Expansive forests spread across 128 acres in the Town of North East tell a spectacular story.


Brooke Schooley and David Head purchased 20 acres in the Dutchess County area more than twenty years ago. Falling in love with the landscape and enjoying a variety of local discoveries, they negotiated to buy the house they were renting in 2003. As time went on, they became more attached to the land, spending their free time hiking and cross-country skiing, even developing an interest in birding, watching for woodthrush, warblers and more. While their property was already in conservation with the DLC, the 128-acre property next door was not, and was a point of concern to the neighborhood. When it came on the market in 2024, Brooke and David moved to purchase it with the idea of using it for walking, skiing and birding. Given their familiarity with the DLC and their desire to preserve the land for future generations, they started working on a conservation easement almost immediately after purchase. “It seemed like the obvious thing to do,” Brooke says, matter-of-factly.

Their stewardship protects bountiful woodlands which rank highly for their ability to ensure a thriving habitat for wildlife and native species.
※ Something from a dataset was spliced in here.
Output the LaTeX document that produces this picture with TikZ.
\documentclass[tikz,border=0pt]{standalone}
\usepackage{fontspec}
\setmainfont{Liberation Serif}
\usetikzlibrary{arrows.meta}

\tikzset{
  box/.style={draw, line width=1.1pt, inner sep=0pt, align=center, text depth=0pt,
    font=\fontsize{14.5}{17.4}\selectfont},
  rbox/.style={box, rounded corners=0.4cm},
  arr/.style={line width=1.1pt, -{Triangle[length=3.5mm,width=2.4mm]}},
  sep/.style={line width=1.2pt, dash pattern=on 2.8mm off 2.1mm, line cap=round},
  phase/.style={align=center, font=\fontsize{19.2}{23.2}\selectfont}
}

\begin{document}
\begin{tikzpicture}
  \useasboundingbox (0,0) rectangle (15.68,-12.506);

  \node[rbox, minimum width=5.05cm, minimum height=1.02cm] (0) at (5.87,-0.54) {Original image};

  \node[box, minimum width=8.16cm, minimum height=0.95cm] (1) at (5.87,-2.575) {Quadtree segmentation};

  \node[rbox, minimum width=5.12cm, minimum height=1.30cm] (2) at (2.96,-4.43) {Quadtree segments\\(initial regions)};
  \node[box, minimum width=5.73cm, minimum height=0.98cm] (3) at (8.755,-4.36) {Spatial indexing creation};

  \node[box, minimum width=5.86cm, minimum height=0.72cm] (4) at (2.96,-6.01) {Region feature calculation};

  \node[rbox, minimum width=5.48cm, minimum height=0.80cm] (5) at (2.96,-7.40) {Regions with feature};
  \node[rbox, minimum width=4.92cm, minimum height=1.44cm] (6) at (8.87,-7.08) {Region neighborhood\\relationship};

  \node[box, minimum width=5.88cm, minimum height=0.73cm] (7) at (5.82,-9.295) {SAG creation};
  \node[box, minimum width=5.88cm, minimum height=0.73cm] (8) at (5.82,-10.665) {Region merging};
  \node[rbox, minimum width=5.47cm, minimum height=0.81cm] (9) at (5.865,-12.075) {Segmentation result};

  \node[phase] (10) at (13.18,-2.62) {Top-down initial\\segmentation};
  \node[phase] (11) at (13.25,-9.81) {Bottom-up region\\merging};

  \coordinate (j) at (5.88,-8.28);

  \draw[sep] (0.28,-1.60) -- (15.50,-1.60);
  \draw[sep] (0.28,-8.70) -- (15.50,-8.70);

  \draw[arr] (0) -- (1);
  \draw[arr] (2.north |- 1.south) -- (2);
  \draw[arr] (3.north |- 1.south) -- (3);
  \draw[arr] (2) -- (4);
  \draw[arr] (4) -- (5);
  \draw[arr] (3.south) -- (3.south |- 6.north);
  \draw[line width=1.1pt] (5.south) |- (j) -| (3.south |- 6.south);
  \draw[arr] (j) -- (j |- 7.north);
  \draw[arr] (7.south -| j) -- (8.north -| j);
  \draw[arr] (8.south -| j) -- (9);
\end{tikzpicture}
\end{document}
The conserved property adds to a critical mass of more than 3,800 acres of DLC-protected land within a three-mile radius. Wide tracts of unbroken woods are part of a wider forest that stretches for hundreds of acres and abuts additional properties protected under DLC easements. “Creating an easement on this property was especially compelling given how the forestry management practices promoted by DLC have evolved over time,” Brooke continues. “We were able to proceed with confidence that the easement would allow us to actively manage these extensive woodlands to encourage new growth and wildlife.”
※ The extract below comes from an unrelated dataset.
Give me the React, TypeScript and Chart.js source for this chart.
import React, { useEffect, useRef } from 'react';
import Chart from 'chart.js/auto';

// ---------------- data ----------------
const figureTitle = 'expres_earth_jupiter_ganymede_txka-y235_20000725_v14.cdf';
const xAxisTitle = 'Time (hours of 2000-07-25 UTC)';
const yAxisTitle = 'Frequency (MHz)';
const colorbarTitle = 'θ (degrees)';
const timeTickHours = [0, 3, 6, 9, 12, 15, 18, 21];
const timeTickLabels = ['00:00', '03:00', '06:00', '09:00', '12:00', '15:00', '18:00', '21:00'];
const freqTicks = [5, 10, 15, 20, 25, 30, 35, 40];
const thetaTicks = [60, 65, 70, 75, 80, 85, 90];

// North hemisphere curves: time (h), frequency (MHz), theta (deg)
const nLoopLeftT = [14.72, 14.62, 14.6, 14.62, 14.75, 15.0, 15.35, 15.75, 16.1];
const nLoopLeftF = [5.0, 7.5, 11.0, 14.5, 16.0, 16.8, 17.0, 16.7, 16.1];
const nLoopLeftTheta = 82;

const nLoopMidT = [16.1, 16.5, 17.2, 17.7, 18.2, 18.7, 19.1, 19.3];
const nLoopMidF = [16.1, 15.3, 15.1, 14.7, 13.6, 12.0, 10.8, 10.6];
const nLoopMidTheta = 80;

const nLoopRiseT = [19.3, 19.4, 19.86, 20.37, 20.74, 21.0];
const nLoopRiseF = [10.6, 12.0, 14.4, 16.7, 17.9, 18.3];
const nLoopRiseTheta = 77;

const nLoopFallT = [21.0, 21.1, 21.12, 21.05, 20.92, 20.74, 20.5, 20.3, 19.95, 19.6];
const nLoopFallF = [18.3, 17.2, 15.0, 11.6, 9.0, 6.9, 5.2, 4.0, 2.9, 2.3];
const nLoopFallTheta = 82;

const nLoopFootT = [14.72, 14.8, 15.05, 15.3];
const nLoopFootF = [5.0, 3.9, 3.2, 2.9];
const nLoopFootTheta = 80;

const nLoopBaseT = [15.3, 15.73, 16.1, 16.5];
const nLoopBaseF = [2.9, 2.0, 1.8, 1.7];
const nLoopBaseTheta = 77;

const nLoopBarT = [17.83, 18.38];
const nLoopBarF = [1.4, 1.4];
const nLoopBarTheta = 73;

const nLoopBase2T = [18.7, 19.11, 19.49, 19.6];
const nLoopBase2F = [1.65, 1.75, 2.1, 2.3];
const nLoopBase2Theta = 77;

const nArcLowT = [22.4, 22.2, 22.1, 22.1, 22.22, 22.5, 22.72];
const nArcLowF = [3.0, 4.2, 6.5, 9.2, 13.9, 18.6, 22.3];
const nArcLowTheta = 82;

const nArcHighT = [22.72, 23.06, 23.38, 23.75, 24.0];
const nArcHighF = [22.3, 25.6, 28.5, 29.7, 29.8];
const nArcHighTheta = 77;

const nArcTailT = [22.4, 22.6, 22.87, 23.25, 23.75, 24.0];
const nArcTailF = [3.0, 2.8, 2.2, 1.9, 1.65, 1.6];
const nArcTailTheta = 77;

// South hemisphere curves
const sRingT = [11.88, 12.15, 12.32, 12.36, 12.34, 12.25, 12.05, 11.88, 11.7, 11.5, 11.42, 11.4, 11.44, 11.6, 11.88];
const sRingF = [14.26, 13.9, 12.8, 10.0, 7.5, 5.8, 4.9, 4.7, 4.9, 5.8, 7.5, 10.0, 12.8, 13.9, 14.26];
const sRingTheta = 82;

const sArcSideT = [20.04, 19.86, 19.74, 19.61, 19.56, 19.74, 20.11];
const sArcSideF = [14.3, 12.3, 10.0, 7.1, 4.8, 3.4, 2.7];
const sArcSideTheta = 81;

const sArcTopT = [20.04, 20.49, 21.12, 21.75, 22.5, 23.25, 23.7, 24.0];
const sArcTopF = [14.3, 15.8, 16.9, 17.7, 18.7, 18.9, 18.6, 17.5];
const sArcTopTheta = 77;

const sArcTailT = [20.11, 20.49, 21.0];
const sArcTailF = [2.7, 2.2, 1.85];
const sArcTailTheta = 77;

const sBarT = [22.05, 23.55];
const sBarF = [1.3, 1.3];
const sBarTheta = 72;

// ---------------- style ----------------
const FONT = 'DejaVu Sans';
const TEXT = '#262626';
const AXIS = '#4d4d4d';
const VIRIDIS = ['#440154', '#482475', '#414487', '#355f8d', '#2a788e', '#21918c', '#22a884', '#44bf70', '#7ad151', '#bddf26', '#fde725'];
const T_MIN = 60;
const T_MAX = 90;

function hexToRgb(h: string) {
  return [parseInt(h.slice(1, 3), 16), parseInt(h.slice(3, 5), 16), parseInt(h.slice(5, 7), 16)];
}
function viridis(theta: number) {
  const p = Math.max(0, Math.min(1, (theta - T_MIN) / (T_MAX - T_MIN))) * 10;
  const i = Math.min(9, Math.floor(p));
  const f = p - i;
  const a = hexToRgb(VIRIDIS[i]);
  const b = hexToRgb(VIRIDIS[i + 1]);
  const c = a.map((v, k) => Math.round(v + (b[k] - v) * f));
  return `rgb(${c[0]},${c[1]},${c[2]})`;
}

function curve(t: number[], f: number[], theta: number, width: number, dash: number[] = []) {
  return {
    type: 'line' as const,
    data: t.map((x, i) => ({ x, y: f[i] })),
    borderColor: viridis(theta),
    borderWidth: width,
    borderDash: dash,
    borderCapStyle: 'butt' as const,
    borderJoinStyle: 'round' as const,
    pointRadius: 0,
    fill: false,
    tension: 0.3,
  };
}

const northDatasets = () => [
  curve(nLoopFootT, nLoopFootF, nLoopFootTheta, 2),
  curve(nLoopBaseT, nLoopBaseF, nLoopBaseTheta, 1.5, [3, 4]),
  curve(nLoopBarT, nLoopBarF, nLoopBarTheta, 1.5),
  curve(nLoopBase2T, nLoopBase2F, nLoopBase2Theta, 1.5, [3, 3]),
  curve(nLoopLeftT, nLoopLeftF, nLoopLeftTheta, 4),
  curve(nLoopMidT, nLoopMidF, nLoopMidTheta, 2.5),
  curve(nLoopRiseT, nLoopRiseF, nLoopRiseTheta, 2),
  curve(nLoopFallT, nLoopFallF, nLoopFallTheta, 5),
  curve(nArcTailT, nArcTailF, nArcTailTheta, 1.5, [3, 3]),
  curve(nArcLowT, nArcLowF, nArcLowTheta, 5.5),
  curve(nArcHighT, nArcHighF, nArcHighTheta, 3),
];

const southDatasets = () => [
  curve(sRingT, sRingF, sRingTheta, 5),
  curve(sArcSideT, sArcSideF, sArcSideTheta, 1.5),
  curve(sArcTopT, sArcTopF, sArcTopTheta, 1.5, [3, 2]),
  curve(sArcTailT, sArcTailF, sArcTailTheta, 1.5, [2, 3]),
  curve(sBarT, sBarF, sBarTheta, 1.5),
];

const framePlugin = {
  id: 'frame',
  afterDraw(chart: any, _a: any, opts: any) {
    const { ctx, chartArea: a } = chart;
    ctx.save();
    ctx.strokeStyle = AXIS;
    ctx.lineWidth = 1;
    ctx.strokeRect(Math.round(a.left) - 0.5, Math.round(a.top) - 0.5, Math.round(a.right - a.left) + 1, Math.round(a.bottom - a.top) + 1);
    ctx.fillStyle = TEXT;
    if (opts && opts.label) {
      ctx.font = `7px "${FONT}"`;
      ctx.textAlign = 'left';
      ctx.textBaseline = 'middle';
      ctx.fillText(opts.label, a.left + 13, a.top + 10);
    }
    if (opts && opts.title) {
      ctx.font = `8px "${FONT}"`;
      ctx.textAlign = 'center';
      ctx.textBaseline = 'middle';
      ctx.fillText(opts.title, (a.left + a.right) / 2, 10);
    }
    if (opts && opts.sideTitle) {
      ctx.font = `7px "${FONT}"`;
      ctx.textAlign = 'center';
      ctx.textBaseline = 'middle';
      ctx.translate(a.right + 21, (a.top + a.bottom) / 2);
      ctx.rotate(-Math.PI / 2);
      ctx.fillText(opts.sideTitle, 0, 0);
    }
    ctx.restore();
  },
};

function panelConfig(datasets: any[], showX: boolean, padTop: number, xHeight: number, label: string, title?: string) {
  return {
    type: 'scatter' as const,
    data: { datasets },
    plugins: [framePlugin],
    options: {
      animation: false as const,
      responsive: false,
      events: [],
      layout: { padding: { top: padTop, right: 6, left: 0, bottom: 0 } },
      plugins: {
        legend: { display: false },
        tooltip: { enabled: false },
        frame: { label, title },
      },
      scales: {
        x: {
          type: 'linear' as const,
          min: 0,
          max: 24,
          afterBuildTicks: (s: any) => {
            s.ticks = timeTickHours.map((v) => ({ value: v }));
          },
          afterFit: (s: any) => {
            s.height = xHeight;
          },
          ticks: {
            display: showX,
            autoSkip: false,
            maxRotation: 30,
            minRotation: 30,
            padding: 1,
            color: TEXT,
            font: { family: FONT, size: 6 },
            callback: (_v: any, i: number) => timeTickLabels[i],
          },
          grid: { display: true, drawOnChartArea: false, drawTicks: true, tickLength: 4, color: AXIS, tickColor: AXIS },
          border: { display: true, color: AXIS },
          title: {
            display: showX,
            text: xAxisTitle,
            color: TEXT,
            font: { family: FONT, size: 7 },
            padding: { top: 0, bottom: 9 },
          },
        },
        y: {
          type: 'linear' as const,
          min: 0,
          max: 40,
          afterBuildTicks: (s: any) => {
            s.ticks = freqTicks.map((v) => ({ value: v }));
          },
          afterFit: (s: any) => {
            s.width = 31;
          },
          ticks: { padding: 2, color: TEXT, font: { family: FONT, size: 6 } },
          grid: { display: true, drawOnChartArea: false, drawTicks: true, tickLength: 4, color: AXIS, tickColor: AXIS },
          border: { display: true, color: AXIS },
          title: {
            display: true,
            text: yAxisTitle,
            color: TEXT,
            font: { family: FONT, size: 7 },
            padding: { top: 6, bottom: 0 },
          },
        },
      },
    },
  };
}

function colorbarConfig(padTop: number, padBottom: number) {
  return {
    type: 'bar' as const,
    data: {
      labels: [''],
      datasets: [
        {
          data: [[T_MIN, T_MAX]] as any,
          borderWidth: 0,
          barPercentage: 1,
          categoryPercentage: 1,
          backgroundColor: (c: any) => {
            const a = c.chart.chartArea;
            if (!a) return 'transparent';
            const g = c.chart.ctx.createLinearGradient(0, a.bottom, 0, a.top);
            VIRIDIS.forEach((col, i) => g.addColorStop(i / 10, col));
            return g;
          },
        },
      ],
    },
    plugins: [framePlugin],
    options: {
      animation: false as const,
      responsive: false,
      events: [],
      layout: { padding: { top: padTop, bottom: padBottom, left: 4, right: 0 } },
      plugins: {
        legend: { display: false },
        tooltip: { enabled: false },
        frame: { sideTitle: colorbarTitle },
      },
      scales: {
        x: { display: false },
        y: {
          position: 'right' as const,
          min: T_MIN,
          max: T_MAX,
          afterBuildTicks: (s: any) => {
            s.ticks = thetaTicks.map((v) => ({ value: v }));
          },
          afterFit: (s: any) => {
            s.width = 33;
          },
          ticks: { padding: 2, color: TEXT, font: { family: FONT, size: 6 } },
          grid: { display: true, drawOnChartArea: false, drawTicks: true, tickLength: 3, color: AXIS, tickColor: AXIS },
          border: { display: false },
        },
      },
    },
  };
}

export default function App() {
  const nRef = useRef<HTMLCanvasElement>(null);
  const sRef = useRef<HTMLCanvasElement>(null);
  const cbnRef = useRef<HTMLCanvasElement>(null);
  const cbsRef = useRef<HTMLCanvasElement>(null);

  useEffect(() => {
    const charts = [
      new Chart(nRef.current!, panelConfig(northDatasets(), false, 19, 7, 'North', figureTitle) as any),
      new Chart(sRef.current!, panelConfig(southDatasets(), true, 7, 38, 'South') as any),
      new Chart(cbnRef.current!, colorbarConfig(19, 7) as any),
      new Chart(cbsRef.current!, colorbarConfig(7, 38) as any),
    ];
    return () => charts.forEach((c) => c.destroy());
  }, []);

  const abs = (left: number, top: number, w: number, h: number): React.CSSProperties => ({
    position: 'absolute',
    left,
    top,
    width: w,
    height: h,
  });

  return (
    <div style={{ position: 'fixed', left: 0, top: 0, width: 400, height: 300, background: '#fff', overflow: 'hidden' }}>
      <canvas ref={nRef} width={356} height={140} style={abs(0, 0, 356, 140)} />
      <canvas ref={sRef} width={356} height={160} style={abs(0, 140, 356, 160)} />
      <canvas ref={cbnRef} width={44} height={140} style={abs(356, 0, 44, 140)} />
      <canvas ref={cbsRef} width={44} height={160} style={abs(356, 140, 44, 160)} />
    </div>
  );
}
Schooley Head 3White pines and eastern hemlocks tower above the forest floor, while eastern red cedars edge and dot grasslands. Among the deciduous trees are a wide assemblage of sugar maples, black birches, red oaks, black cherry and American hophornbeam. These forested uplands provide important habitat for the many animals who forage, breed and live there. “There are a lot of bears and coyotes of course, and I’ve seen a bobcat on five separate occasions,” says Brooke, not to mention countless smaller mammals. The property is in the watershed of the Ten Mile River, a tributary to the Housatonic River. A wide variety of turtles, snakes, and toads, along with numerous salamanders, call the wetlands here home.

The meadows on the property include high quality farmland soils. The couple, who have been actively working to restore the open fields while managing the invasives in the woodlands, would love to have someone graze cows or sheep in the fields to keep them from overgrowing.
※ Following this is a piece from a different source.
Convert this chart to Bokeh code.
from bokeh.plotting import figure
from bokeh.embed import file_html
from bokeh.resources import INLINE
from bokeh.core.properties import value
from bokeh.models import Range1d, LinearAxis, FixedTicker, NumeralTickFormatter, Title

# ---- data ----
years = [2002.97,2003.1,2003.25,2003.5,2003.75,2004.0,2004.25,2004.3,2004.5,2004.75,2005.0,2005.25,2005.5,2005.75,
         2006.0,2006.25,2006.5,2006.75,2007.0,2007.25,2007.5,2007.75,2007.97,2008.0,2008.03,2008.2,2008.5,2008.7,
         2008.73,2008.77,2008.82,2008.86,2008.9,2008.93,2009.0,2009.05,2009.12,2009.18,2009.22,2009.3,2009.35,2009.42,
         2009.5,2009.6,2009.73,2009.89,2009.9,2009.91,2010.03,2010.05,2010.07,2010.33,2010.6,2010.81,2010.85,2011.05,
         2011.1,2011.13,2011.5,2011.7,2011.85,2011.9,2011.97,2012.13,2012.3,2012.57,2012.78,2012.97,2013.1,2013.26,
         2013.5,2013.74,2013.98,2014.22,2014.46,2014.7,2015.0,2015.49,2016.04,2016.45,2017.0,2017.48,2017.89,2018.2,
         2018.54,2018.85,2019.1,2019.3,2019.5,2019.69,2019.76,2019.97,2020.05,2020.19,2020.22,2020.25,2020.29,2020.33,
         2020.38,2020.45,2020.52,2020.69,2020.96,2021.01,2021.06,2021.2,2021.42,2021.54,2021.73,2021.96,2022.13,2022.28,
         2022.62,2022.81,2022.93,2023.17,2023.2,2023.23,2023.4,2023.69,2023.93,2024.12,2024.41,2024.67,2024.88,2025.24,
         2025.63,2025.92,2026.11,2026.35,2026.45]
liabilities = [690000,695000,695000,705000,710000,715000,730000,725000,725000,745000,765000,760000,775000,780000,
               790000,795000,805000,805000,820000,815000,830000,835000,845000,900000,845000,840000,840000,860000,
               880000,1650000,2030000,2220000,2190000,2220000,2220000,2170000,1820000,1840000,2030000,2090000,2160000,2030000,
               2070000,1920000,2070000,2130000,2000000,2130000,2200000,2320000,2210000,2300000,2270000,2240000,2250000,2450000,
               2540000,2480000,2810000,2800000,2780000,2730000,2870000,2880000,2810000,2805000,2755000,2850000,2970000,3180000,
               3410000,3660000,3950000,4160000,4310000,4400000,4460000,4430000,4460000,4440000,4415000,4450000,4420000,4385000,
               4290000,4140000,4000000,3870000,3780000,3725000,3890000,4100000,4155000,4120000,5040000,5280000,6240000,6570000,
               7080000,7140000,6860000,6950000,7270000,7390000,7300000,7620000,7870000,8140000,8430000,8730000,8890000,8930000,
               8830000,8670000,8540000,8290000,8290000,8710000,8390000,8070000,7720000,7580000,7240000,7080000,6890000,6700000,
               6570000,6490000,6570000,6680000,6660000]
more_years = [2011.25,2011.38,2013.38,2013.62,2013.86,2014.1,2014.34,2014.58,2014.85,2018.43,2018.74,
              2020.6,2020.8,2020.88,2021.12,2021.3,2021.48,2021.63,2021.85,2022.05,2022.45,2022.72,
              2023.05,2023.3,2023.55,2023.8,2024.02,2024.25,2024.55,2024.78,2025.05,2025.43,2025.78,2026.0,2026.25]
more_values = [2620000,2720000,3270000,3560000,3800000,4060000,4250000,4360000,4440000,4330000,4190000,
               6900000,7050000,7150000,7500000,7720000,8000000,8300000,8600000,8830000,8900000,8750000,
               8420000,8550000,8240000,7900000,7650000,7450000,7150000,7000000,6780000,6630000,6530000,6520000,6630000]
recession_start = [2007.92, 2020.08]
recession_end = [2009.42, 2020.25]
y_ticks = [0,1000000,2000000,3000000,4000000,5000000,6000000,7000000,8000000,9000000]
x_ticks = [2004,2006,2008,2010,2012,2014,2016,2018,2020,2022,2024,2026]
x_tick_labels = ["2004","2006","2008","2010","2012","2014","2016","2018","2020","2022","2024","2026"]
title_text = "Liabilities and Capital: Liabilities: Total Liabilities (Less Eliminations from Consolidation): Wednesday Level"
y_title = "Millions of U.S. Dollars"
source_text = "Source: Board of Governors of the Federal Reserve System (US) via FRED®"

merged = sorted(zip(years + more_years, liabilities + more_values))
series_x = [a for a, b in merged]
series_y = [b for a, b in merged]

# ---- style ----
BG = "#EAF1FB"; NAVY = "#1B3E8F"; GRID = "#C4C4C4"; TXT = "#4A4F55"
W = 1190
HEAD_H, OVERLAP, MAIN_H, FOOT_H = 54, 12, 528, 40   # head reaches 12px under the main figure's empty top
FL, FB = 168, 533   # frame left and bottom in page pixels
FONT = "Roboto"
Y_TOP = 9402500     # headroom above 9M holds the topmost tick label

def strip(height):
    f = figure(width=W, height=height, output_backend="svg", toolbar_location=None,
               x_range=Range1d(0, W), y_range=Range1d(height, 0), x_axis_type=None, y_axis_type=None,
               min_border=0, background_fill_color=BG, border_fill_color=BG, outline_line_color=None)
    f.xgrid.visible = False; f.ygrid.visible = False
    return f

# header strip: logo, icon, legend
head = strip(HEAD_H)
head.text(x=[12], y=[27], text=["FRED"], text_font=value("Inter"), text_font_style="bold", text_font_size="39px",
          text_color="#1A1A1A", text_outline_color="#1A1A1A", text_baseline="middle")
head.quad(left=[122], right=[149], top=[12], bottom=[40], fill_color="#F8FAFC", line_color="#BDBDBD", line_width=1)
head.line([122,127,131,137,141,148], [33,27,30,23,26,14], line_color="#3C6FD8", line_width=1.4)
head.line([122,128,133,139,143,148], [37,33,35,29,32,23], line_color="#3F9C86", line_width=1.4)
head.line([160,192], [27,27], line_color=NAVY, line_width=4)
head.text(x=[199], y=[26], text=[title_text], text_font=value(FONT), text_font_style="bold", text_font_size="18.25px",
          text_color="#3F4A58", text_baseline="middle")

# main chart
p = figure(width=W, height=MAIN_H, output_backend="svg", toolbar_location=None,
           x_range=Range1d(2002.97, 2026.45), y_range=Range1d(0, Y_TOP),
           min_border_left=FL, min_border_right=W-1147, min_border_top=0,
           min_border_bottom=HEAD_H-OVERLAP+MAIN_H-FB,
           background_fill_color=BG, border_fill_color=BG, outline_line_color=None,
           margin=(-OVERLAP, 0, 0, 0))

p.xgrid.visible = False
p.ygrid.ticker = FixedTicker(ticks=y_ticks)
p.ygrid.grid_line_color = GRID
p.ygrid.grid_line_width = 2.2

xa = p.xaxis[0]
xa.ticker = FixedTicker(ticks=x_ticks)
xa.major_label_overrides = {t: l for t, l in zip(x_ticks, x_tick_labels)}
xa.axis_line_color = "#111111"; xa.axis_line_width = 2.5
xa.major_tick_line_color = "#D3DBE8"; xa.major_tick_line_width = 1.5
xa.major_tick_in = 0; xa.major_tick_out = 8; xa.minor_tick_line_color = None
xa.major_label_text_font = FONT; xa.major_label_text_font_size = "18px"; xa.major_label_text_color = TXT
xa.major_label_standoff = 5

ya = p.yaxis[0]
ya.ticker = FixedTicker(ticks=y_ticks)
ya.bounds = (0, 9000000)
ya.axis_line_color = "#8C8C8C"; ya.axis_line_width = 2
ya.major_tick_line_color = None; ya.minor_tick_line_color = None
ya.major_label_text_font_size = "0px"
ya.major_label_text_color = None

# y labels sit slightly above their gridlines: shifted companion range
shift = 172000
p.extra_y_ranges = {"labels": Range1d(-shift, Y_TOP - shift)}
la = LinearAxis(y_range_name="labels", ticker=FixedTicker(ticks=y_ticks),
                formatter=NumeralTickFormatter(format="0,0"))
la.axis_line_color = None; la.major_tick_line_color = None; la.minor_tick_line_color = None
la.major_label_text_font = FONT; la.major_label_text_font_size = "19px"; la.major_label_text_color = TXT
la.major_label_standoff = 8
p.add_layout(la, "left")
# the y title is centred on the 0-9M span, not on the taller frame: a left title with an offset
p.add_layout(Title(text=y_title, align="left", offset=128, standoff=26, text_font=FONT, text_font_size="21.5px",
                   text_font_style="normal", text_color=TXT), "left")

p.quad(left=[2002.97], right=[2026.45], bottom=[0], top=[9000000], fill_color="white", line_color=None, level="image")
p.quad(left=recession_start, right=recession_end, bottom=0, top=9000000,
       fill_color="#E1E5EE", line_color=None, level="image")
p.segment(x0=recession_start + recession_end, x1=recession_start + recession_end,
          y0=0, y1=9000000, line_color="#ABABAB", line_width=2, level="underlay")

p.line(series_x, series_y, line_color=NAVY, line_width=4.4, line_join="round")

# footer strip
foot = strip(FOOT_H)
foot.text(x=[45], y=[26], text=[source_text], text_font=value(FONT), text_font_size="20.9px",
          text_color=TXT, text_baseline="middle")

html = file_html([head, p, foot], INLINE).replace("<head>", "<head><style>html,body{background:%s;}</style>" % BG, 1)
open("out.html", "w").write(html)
“It’s like stepping back 200 years because it is all so unspoiled. It really is a special property,” Brooke says. In fact, the land tells an even longer story because it overlies a bedrock of Stockbridge marble formed some 450 million years ago during the uplift of the nearby Taconic Mountains. Regardless of which part of history you might glimpse looking out in these lovely woods, they tell a pretty spectacular story.